Plenty of people repeatedly criticize nuclear projects for being too slow and too expensive, but those same people conveniently ignore the challenging histories of projects like The Big Dig, Cape Wind, Keystone XL, the Polk Power Station Unit 1 and the Kemper County Energy Facility. Several of the projects on that list are still not complete, despite being many years overdue and millions to billions of dollars over budget. The completed projects have been beneficial, but not as cost effective as initially promised.

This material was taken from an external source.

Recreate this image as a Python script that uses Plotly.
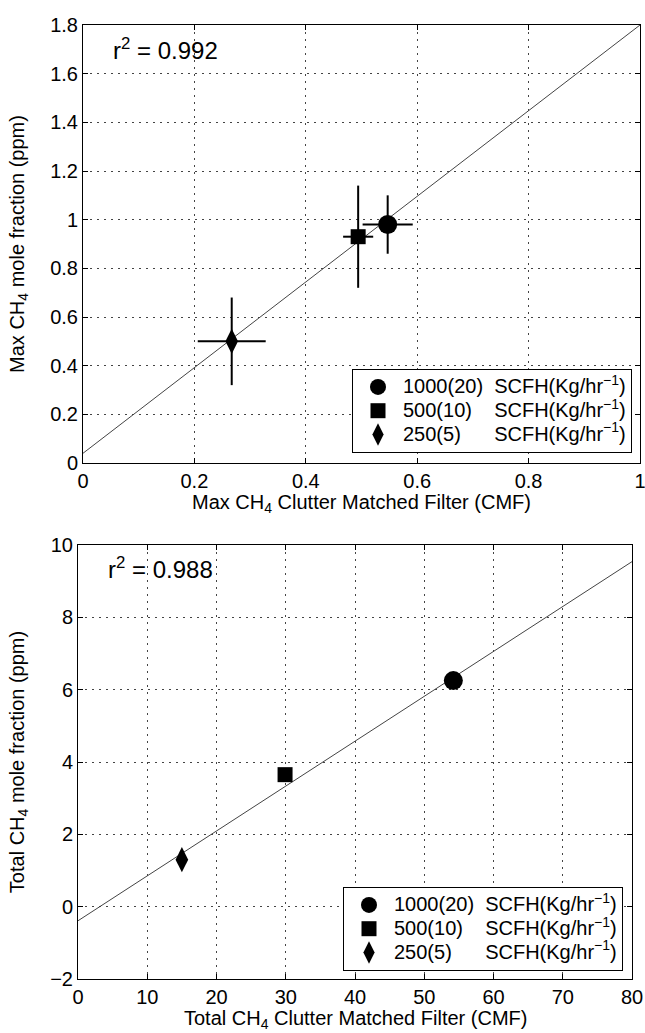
import plotly.graph_objects as go

# ---- data: top panel (max) ----
labels = ["1000(20)", "500(10)", "250(5)"]
top_x = [0.547, 0.494, 0.267]
top_y = [0.98, 0.93, 0.50]
top_xerr = [0.045, 0.027, 0.061]
top_yerr = [0.12, 0.21, 0.18]
top_fit_x = [0.0, 1.0]
top_fit_y = [0.04, 1.80]
top_r2 = "0.992"

# ---- data: bottom panel (total) ----
bot_x = [54.2, 29.9, 15.0]
bot_y = [6.25, 3.65, 1.30]
bot_fit_x = [0.0, 80.0]
bot_fit_y = [-0.39, 9.54]
bot_r2 = "0.988"

top_xticks = [0, 0.2, 0.4, 0.6, 0.8, 1]
top_xtick_text = ["0", "0.2", "0.4", "0.6", "0.8", "1"]
top_yticks = [0, 0.2, 0.4, 0.6, 0.8, 1, 1.2, 1.4, 1.6, 1.8]
top_ytick_text = ["0", "0.2", "0.4", "0.6", "0.8", "1", "1.2", "1.4", "1.6", "1.8"]

symbols = ["circle", "square", "diamond-tall"]
sizes = [19, 15, 18]
unit = "SCFH(Kg/hr<sup>−1</sup>)"
pads = [" \u00a0", " \u00a0\u00a0\u00a0", " \u00a0\u00a0\u00a0\u00a0\u00a0"]

W, H = 645, 1033
FONT = "Liberation Sans, Arial, sans-serif"


def legend_name(i):
    return '<span style="font-size:20px">' + labels[i] + pads[i] + unit + "</span>"


fig = go.Figure()

# fit lines
fig.add_trace(go.Scatter(x=top_fit_x, y=top_fit_y, mode="lines",
                         line=dict(color="#444", width=1), showlegend=False,
                         xaxis="x", yaxis="y", hoverinfo="skip"))
fig.add_trace(go.Scatter(x=bot_fit_x, y=bot_fit_y, mode="lines",
                         line=dict(color="#444", width=1), showlegend=False,
                         xaxis="x2", yaxis="y2", hoverinfo="skip"))

for i in range(3):
    fig.add_trace(go.Scatter(
        x=[top_x[i]], y=[top_y[i]], mode="markers", name=legend_name(i),
        marker=dict(symbol=symbols[i], size=sizes[i], color="black"),
        error_x=dict(type="data", array=[top_xerr[i]], color="black", thickness=2, width=0),
        error_y=dict(type="data", array=[top_yerr[i]], color="black", thickness=2, width=0),
        xaxis="x", yaxis="y", legend="legend"))
for i in range(3):
    fig.add_trace(go.Scatter(
        x=[bot_x[i]], y=[bot_y[i]], mode="markers", name=legend_name(i),
        marker=dict(symbol=symbols[i], size=sizes[i], color="black"),
        xaxis="x2", yaxis="y2", legend="legend2"))

axis_common = dict(showline=True, linecolor="black", linewidth=1, mirror="allticks",
                   ticks="inside", ticklen=5, tickcolor="black", automargin=False,
                   ticklabeloverflow="allow",
                   showgrid=True, gridcolor="#444", griddash="2px,5px", gridwidth=1,
                   zeroline=False, tickfont=dict(family=FONT, size=20, color="black"))
title_font = dict(family=FONT, size=20, color="black")
legend_common = dict(bordercolor="black", borderwidth=1, bgcolor="white",
                     font=dict(family=FONT, size=16, color="black"),
                     itemsizing="trace", tracegroupgap=0, itemwidth=40)

fig.update_layout(
    width=W, height=H, plot_bgcolor="white", paper_bgcolor="white",
    margin=dict(l=0, r=0, t=0, b=0), font=dict(family=FONT, color="black"),
    xaxis=dict(domain=[83 / W, 640 / W], range=[0, 1], anchor="y",
               tickvals=top_xticks, ticktext=top_xtick_text, **axis_common),
    yaxis=dict(domain=[1 - 463 / H, 1 - 25 / H], range=[0, 1.8], anchor="x",
               tickvals=top_yticks, ticktext=top_ytick_text,
               title=dict(text="Max CH<sub>4</sub> mole fraction (ppm)",
                          font=title_font, standoff=20),
               **axis_common),
    xaxis2=dict(domain=[78 / W, 632 / W], range=[0, 80], dtick=10, anchor="y2",
                **axis_common),
    yaxis2=dict(domain=[1 - 979 / H, 1 - 545 / H], range=[-2, 10], dtick=2, anchor="x2",
                title=dict(text="Total CH<sub>4</sub> mole fraction (ppm)",
                           font=title_font, standoff=20),
                **axis_common),
    legend=dict(x=632 / W, y=1 - 453 / H, xanchor="right", yanchor="bottom", **legend_common),
    legend2=dict(x=623 / W, y=1 - 971 / H, xanchor="right", yanchor="bottom", **legend_common),
    annotations=[
        dict(text="r<sup>2</sup> = " + top_r2, xref="x domain", yref="y domain",
             x=0.05, y=0.945, xanchor="left", yanchor="middle", showarrow=False,
             font=dict(family=FONT, size=24)),
        dict(text="r<sup>2</sup> = " + bot_r2, xref="x2 domain", yref="y2 domain",
             x=0.05, y=0.948, xanchor="left", yanchor="middle", showarrow=False,
             font=dict(family=FONT, size=24)),
        dict(text="Max CH<sub>4</sub> Clutter Matched Filter (CMF)", xref="x domain",
             yref="paper", x=0.5, y=1 - 503 / H, xanchor="center", yanchor="middle",
             showarrow=False, font=title_font),
        dict(text="Total CH<sub>4</sub> Clutter Matched Filter (CMF)", xref="x2 domain",
             yref="paper", x=0.5, y=1 - 1019 / H, xanchor="center", yanchor="middle",
             showarrow=False, font=title_font),
    ],
)

fig.write_html("out.html", config={"displayModeBar": False},
               post_script="document.body.style.margin='0';document.body.style.overflow='hidden';")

Other people blithely suggest that it would be cheaper to build natural gas power plants, but they conveniently overlook the costs associated with new pipelines, new fracked gas wells, and the potential price increases that would come with increased demand for a limited supply of natural gas. They also overlook the financial costs associated with depending on a fuel that is volatile in physical form, making it difficult to store and transport. That transportation and storage difficulty plays a big role in the volatility of natural gas prices and their sensitivity to a delicate balance in supply and demand.
It’s possible that many, if not most, of the people who repeatedly recommend that electric power producers choose natural gas over nuclear are aware of the impacts of increased reliance on gas. There are plenty of people who are somehow involved or invested in the continued growth of the natural gas industry.
I might as well make it clear once again. I am fully invested in the success of nuclear energy. Not only do I believe that increasing use of the power source will have great benefits for mankind, but it will give Atomic Insights plenty of material for many years to come. It will also help to increase the size of my personal investment portfolio.
Atomic Insights does not provide investment advice, but I can tell you that I purchased a moderate amount of Toshiba [the corporate parent of Westinghouse] stock this morning.
Post updated with more details about the Shaw Group, its purchase of Stone and Webster, its deal to be the construction company for Westinghouse, and its sale to CB&I.